The above three INSIDERS had planned sales of stock as indicated. While in the last 12 months the insider sales of stock has been valued at about 2 million, the insider purchases appear to be slightly in excess of 5 million. The recent activity has been on the up side. It is approaching the 12 month high once again. FYI.

Never let the bastards get you down.

RTBKPL
 


















For the record and for those of us who have to sell our stock within 90 days from date of termination I thought I would post the following:

I'll assume you mean actual stock and not SARs, nonqualified options, or tradable options because you stated "have to sell our stock within 90 days".

If prior to termination, you vested in the restricted stock, the stock was rolled to a brokerage account at Fidelity and you own these shares outright or you already sold them in a cashless sale shortly after vesting.

You do not have to sell shares that you own in your brokerage account.

And I quote from the "Novartis Stock Incentive Plan Termination Matrix" available at the Fidelity website:
"Restricted Stock Awards granted 2/4/04 and later and Restricted Stock Units granted 1/11/08 and later:
Unvested awards forfeited and cancelled as of termination date.
Restricted stock, once vested, is owned by the associate regardless of the terms under which he/she may leave the company.
Restricted stock units (RSUs) are converted into shares of Novartis stock (ADSs) at vesting; the shares received are owned by the associate regardless of the terms under which he/she may leave the company."

Glad I took stock instead of essentially worthless options.

This stock is going to rise after the massive cost savings of terminating 1400 people.
 






I agree on the stock over options thing to this point.

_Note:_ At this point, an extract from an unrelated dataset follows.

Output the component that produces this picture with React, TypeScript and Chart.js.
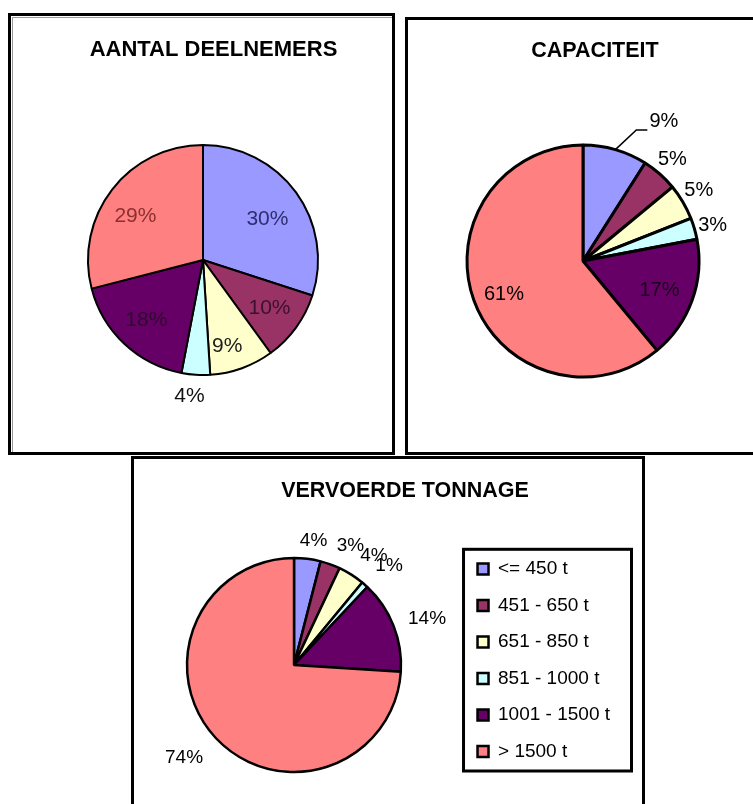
import React, { useEffect, useRef } from 'react';
import { Chart, registerables } from 'chart.js';

Chart.register(...registerables);

const FONT = '"Liberation Sans", Arial, sans-serif';
Chart.defaults.font.family = FONT;

// ---- data ----
const categories = ['<= 450 t', '451 - 650 t', '651 - 850 t', '851 - 1000 t', '1001 - 1500 t', '> 1500 t'];
const sliceColors = ['#9999FF', '#993366', '#FFFFCC', '#CCFFFF', '#660066', '#FF8080'];
const deelnemersPct = [30, 10, 9, 4, 18, 29];
const capaciteitPct = [9, 5, 5, 3, 17, 61];
const tonnagePct = [4, 3, 4, 1, 14, 74];
const chartTitles = ['AANTAL DEELNEMERS', 'CAPACITEIT', 'VERVOERDE TONNAGE'];

// ---- plugins ----
const panelTitle = {
  id: 'panelTitle',
  afterDraw(chart: any, _args: any, opts: any) {
    const ctx = chart.ctx;
    ctx.save();
    ctx.font = `bold ${opts.size}px ${FONT}`;
    ctx.fillStyle = '#000';
    ctx.textAlign = 'center';
    ctx.textBaseline = 'middle';
    ctx.fillText(opts.text, opts.x, opts.y);
    ctx.restore();
  },
};

const pctLabels = {
  id: 'pctLabels',
  afterDatasetsDraw(chart: any, _args: any, opts: any) {
    const meta = chart.getDatasetMeta(0);
    const values = chart.data.datasets[0].data;
    const ctx = chart.ctx;
    ctx.save();
    ctx.font = `${opts.size}px ${FONT}`;
    ctx.textAlign = 'center';
    ctx.textBaseline = 'middle';
    meta.data.forEach((arc: any, i: number) => {
      const { x, y, startAngle, endAngle, outerRadius } = arc.getProps(
        ['x', 'y', 'startAngle', 'endAngle', 'outerRadius'],
        true
      );
      const mid = (startAngle + endAngle) / 2;
      const [f, dx, dy] = opts.place[i];
      const lx = x + Math.cos(mid) * outerRadius * f + dx;
      const ly = y + Math.sin(mid) * outerRadius * f + dy;
      if (opts.leader && opts.leader[i]) {
        ctx.beginPath();
        ctx.strokeStyle = '#000';
        ctx.lineWidth = 1.5;
        ctx.moveTo(x + Math.cos(mid) * outerRadius, y + Math.sin(mid) * outerRadius);
        ctx.lineTo(lx - 27.5, ly + 8);
        ctx.lineTo(lx - 16.5, ly + 8);
        ctx.stroke();
      }
      ctx.fillStyle = opts.colors ? opts.colors[i] : '#000';
      ctx.fillText(values[i] + '%', lx, ly);
    });
    ctx.restore();
  },
};

const legendFrame = {
  id: 'legendFrame',
  afterDraw(chart: any) {
    const lg = chart.legend;
    if (!lg || !lg.options.display || !lg.legendHitBoxes || !lg.legendHitBoxes.length) return;
    const hb = lg.legendHitBoxes;
    const left = Math.min(...hb.map((h: any) => h.left)) - 14;
    const top = hb[0].top - 10.2;
    const right = Math.max(...hb.map((h: any) => h.left + h.width)) + 21.5;
    const last = hb[hb.length - 1];
    const bottom = last.top + last.height + 10;
    const ctx = chart.ctx;
    ctx.save();
    ctx.lineWidth = 3;
    ctx.strokeStyle = '#000';
    ctx.strokeRect(left, top, right - left, bottom - top);
    ctx.restore();
  },
};

function makeConfig(values: number[], o: any): any {
  return {
    type: 'pie',
    data: {
      labels: categories,
      datasets: [
        {
          data: values,
          backgroundColor: sliceColors,
          borderColor: '#000',
          borderWidth: o.border,
          radius: o.radius,
          clip: false,
        },
      ],
    },
    options: {
      responsive: false,
      animation: false,
      events: [],
      layout: { padding: o.padding },
      plugins: {
        title: { display: false },
        tooltip: { enabled: false },
        legend: o.legend
          ? {
              display: true,
              position: 'right',
              align: 'start',
              labels: {
                boxWidth: 11,
                boxHeight: 11,
                padding: 17.5,
                color: '#000',
                font: { size: 19, family: FONT },
              },
            }
          : { display: false },
        panelTitle: o.title,
        pctLabels: o.labels,
      },
    },
    plugins: [panelTitle, pctLabels, legendFrame],
  };
}

const configs = [
  makeConfig(deelnemersPct, {
    border: 2,
    radius: 115,
    padding: { left: 78, right: 425, top: 135, bottom: 419 },
    title: { text: chartTitles[0], x: 213.5, y: 50, size: 22 },
    labels: {
      size: 21,
      place: [
        [0.66, 3, 4],
        [0.715, 0, 0],
        [0.774, -6, 2],
        [1.19, -5, 0],
        [0.72, 0, 0],
        [0.7, -4, 5.5],
      ],
      colors: ['#2e2e6e', '#3b1030', '#1e1e1e', '#111111', '#2e0a2e', '#8a3030'],
    },
  }),
  makeConfig(capaciteitPct, {
    border: 3,
    radius: 116,
    padding: { left: 458, right: 45, top: 136, bottom: 418 },
    title: { text: chartTitles[1], x: 595, y: 51.5, size: 21.5 },
    labels: {
      size: 20,
      place: [
        [1.2, 42, -5.4],
        [1.166, 0, 0],
        [1.17, -1, -1.4],
        [1.157, 0.7, 1.9],
        [0.707, -0.7, 1.7],
        [0.74, 1.7, 4.9],
      ],
      leader: [true, false, false, false, false, false],
      colors: ['#000', '#000', '#000', '#000', '#1a001a', '#000'],
    },
  }),
  makeConfig(tonnagePct, {
    border: 2.5,
    radius: 107,
    legend: true,
    padding: { left: 128, right: 133, top: 542, bottom: 16 },
    title: { text: chartTitles[2], x: 405, y: 491, size: 21.5 },
    labels: {
      size: 19,
      place: [
        [1.177, 3.8, 0.4],
        [1.23, 11.9, 4.3],
        [1.265, 7.5, 4.7],
        [1.284, 4.2, 3.6],
        [1.316, 2.1, 5.3],
        [1.341, -5.4, -5.7],
      ],
    },
  }),
];

function PieCanvas({ config }: { config: any }) {
  const ref = useRef<HTMLCanvasElement | null>(null);
  useEffect(() => {
    if (!ref.current) return;
    const chart = new Chart(ref.current, config);
    return () => chart.destroy();
  }, [config]);
  return (
    <canvas
      ref={ref}
      width={753}
      height={804}
      style={{ position: 'absolute', left: 0, top: 0, width: 753, height: 804 }}
    />
  );
}

export default function App() {
  return (
    <div
      style={{
        position: 'absolute',
        left: 0,
        top: 0,
        width: 753,
        height: 804,
        overflow: 'hidden',
        background: '#fff',
      }}
    >
      {/* panel frames */}
      <div
        style={{
          position: 'absolute',
          left: 8,
          top: 13,
          width: 387,
          height: 442,
          boxSizing: 'border-box',
          border: '3px solid #000',
        }}
      />
      <div
        style={{
          position: 'absolute',
          left: 12,
          top: 17,
          width: 380,
          height: 435,
          boxSizing: 'border-box',
          borderLeft: '1px solid #9a9a9a',
          borderTop: '1px solid #9a9a9a',
        }}
      />
      <div
        style={{
          position: 'absolute',
          left: 405,
          top: 17,
          width: 420,
          height: 438,
          boxSizing: 'border-box',
          border: '3px solid #000',
        }}
      />
      <div
        style={{
          position: 'absolute',
          left: 131,
          top: 456,
          width: 514,
          height: 420,
          boxSizing: 'border-box',
          border: '3px solid #000',
        }}
      />
      {configs.map((c, i) => (
        <PieCanvas key={i} config={c} />
      ))}
    </div>
  );
}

I have alternated each year (8 yrs) and the 09 award of options is paying off handsomely due to the depressed stock price - larger # options at a lower strike price - it has almost doubled in value. Otherwise, the relevant value of the options has sucked because the strike is usually in the high 50's and this stock has gone nowhere for many years. My only hope is that over the lifespan of the options we see a big uptick in share price - once they are in the money the value increases exponentially.